▶ [Exercise aim]
Pictures in the data below are not part of the copy; transcribe everything else exactly.

▶ [Material]
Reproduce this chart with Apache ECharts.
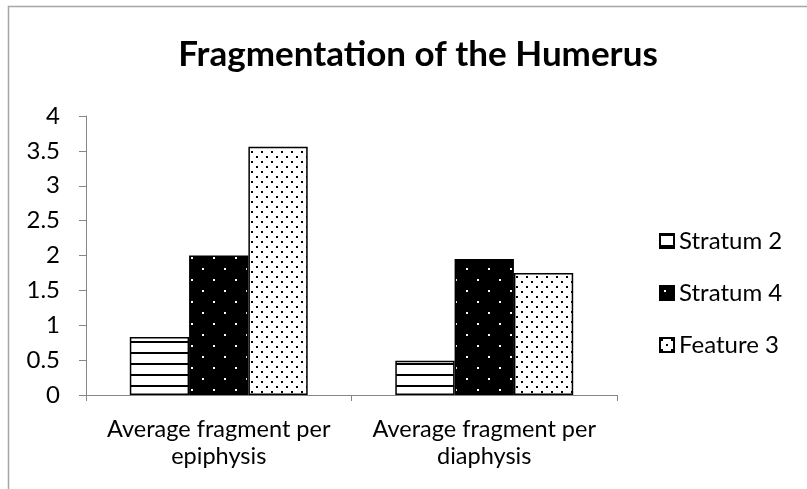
<!DOCTYPE html>
<html>
<head>
<meta charset="utf-8">
<script src="https://cdn.jsdelivr.net/npm/echarts@6/dist/echarts.min.js"></script>
<style>
  html, body { margin: 0; padding: 0; background: #fff; }
  #chart { width: 807px; height: 489px; }
</style>
</head>
<body>
<div id="chart"></div>
<script>
const categories = ['Average fragment per\nepiphysis', 'Average fragment per\ndiaphysis']
const seriesNames = ['Stratum 2', 'Stratum 4', 'Feature 3']
const stratum2 = [0.83, 0.49]
const stratum4 = [2.0, 1.95]
const feature3 = [3.56, 1.75]
const yTicks = [0, 0.5, 1, 1.5, 2, 2.5, 3, 3.5, 4]

const font = 'Lato, "Open Sans", sans-serif'

// fill patterns drawn on small canvases
function stripes() {
  let c = document.createElement('canvas')
  c.width = 8; c.height = 11
  let ctx = c.getContext('2d')
  ctx.fillStyle = '#fff'
  ctx.fillRect(0, 0, 8, 11)
  ctx.fillStyle = '#000'
  ctx.fillRect(0, 0, 8, 2)
  return c
}
function blackDots() {
  let c = document.createElement('canvas')
  c.width = 22; c.height = 22
  let ctx = c.getContext('2d')
  ctx.fillStyle = '#000'
  ctx.fillRect(0, 0, 22, 22)
  ctx.fillStyle = '#fff'
  ctx.fillRect(4, 4, 2, 2)
  ctx.fillRect(15, 15, 2, 2)
  return c
}
function whiteDots() {
  let c = document.createElement('canvas')
  c.width = 10; c.height = 10
  let ctx = c.getContext('2d')
  ctx.fillStyle = '#fff'
  ctx.fillRect(0, 0, 10, 10)
  ctx.fillStyle = '#000'
  ctx.fillRect(1, 1, 2, 2)
  ctx.fillRect(6, 6, 2, 2)
  return c
}

const fills = [stripes(), blackDots(), whiteDots()]
const values = [stratum2, stratum4, feature3]

let myChart = echarts.init(document.getElementById('chart'), null, { renderer: 'canvas' })
let option = {
  animation: false,
  backgroundColor: '#fff',
  title: {
    text: 'Fragmentation of the Humerus',
    left: 413,
    textAlign: 'center',
    top: 32,
    textStyle: { fontFamily: font, fontSize: 35, fontWeight: 'bold', color: '#000' }
  },
  graphic: [{
    type: 'rect',
    shape: { x: 8.5, y: 6.5, width: 820, height: 500 },
    style: { fill: null, stroke: '#a6a6a6', lineWidth: 1.5 },
    silent: true
  }],
  grid: {
    left: 86,
    right: 190,
    top: 116,
    bottom: 94
  },
  legend: {
    orient: 'vertical',
    left: 654,
    top: 224,
    itemGap: 28,
    itemWidth: 14,
    itemHeight: 14,
    icon: 'rect',
    textStyle: { fontFamily: font, fontSize: 24, color: '#000' },
    data: seriesNames
  },
  xAxis: {
    type: 'category',
    data: categories,
    axisLine: { lineStyle: { color: '#868686', width: 1 } },
    axisTick: { show: true, length: 6, lineStyle: { color: '#868686' } },
    axisLabel: {
      interval: 0,
      hideOverlap: false,
      fontFamily: font, fontSize: 23.5, color: '#000', margin: 21, lineHeight: 27
    }
  },
  yAxis: {
    type: 'value',
    min: 0,
    max: 4,
    interval: 0.5,
    axisLine: { show: true, lineStyle: { color: '#868686', width: 1 } },
    axisTick: { show: true, length: 7, lineStyle: { color: '#868686' } },
    splitLine: { show: false },
    axisLabel: {
      fontFamily: font, fontSize: 24, color: '#000', margin: 26,
      formatter: v => yTicks.includes(v) ? String(v) : ''
    }
  },
  series: seriesNames.map((name, i) => ({
    name: name,
    type: 'bar',
    data: values[i],
    barGap: '0%',
    barCategoryGap: '33%',
    itemStyle: {
      color: { image: fills[i], repeat: 'repeat' },
      borderColor: '#000',
      borderWidth: 1.5
    }
  }))
}
myChart.setOption(option)
</script>
</body>
</html>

▶ [Exercise result]
Reproduce this chart with Apache ECharts.
<!DOCTYPE html>
<html>
<head>
<meta charset="utf-8">
<script src="https://cdn.jsdelivr.net/npm/echarts@6/dist/echarts.min.js"></script>
<style>
  html, body { margin: 0; padding: 0; background: #fff; }
  #chart { width: 807px; height: 489px; }
</style>
</head>
<body>
<div id="chart"></div>
<script>
const categories = ['Average fragment per\nepiphysis', 'Average fragment per\ndiaphysis']
const seriesNames = ['Stratum 2', 'Stratum 4', 'Feature 3']
const stratum2 = [0.83, 0.49]
const stratum4 = [2.0, 1.95]
const feature3 = [3.56, 1.75]
const yTicks = [0, 0.5, 1, 1.5, 2, 2.5, 3, 3.5, 4]

const font = 'Lato, "Open Sans", sans-serif'

// fill patterns drawn on small canvases
function stripes() {
  let c = document.createElement('canvas')
  c.width = 8; c.height = 11
  let ctx = c.getContext('2d')
  ctx.fillStyle = '#fff'
  ctx.fillRect(0, 0, 8, 11)
  ctx.fillStyle = '#000'
  ctx.fillRect(0, 0, 8, 2)
  return c
}
function blackDots() {
  let c = document.createElement('canvas')
  c.width = 22; c.height = 22
  let ctx = c.getContext('2d')
  ctx.fillStyle = '#000'
  ctx.fillRect(0, 0, 22, 22)
  ctx.fillStyle = '#fff'
  ctx.fillRect(4, 4, 2, 2)
  ctx.fillRect(15, 15, 2, 2)
  return c
}
function whiteDots() {
  let c = document.createElement('canvas')
  c.width = 10; c.height = 10
  let ctx = c.getContext('2d')
  ctx.fillStyle = '#fff'
  ctx.fillRect(0, 0, 10, 10)
  ctx.fillStyle = '#000'
  ctx.fillRect(1, 1, 2, 2)
  ctx.fillRect(6, 6, 2, 2)
  return c
}

const fills = [stripes(), blackDots(), whiteDots()]
const values = [stratum2, stratum4, feature3]

let myChart = echarts.init(document.getElementById('chart'), null, { renderer: 'canvas' })
let option = {
  animation: false,
  backgroundColor: '#fff',
  title: {
    text: 'Fragmentation of the Humerus',
    left: 413,
    textAlign: 'center',
    top: 32,
    textStyle: { fontFamily: font, fontSize: 35, fontWeight: 'bold', color: '#000' }
  },
  graphic: [{
    type: 'rect',
    shape: { x: 8.5, y: 6.5, width: 820, height: 500 },
    style: { fill: null, stroke: '#a6a6a6', lineWidth: 1.5 },
    silent: true
  }],
  grid: {
    left: 86,
    right: 190,
    top: 116,
    bottom: 94
  },
  legend: {
    orient: 'vertical',
    left: 654,
    top: 224,
    itemGap: 28,
    itemWidth: 14,
    itemHeight: 14,
    icon: 'rect',
    textStyle: { fontFamily: font, fontSize: 24, color: '#000' },
    data: seriesNames
  },
  xAxis: {
    type: 'category',
    data: categories,
    axisLine: { lineStyle: { color: '#868686', width: 1 } },
    axisTick: { show: true, length: 6, lineStyle: { color: '#868686' } },
    axisLabel: {
      interval: 0,
      hideOverlap: false,
      fontFamily: font, fontSize: 23.5, color: '#000', margin: 21, lineHeight: 27
    }
  },
  yAxis: {
    type: 'value',
    min: 0,
    max: 4,
    interval: 0.5,
    axisLine: { show: true, lineStyle: { color: '#868686', width: 1 } },
    axisTick: { show: true, length: 7, lineStyle: { color: '#868686' } },
    splitLine: { show: false },
    axisLabel: {
      fontFamily: font, fontSize: 24, color: '#000', margin: 26,
      formatter: v => yTicks.includes(v) ? String(v) : ''
    }
  },
  series: seriesNames.map((name, i) => ({
    name: name,
    type: 'bar',
    data: values[i],
    barGap: '0%',
    barCategoryGap: '33%',
    itemStyle: {
      color: { image: fills[i], repeat: 'repeat' },
      borderColor: '#000',
      borderWidth: 1.5
    }
  }))
}
myChart.setOption(option)
</script>
</body>
</html>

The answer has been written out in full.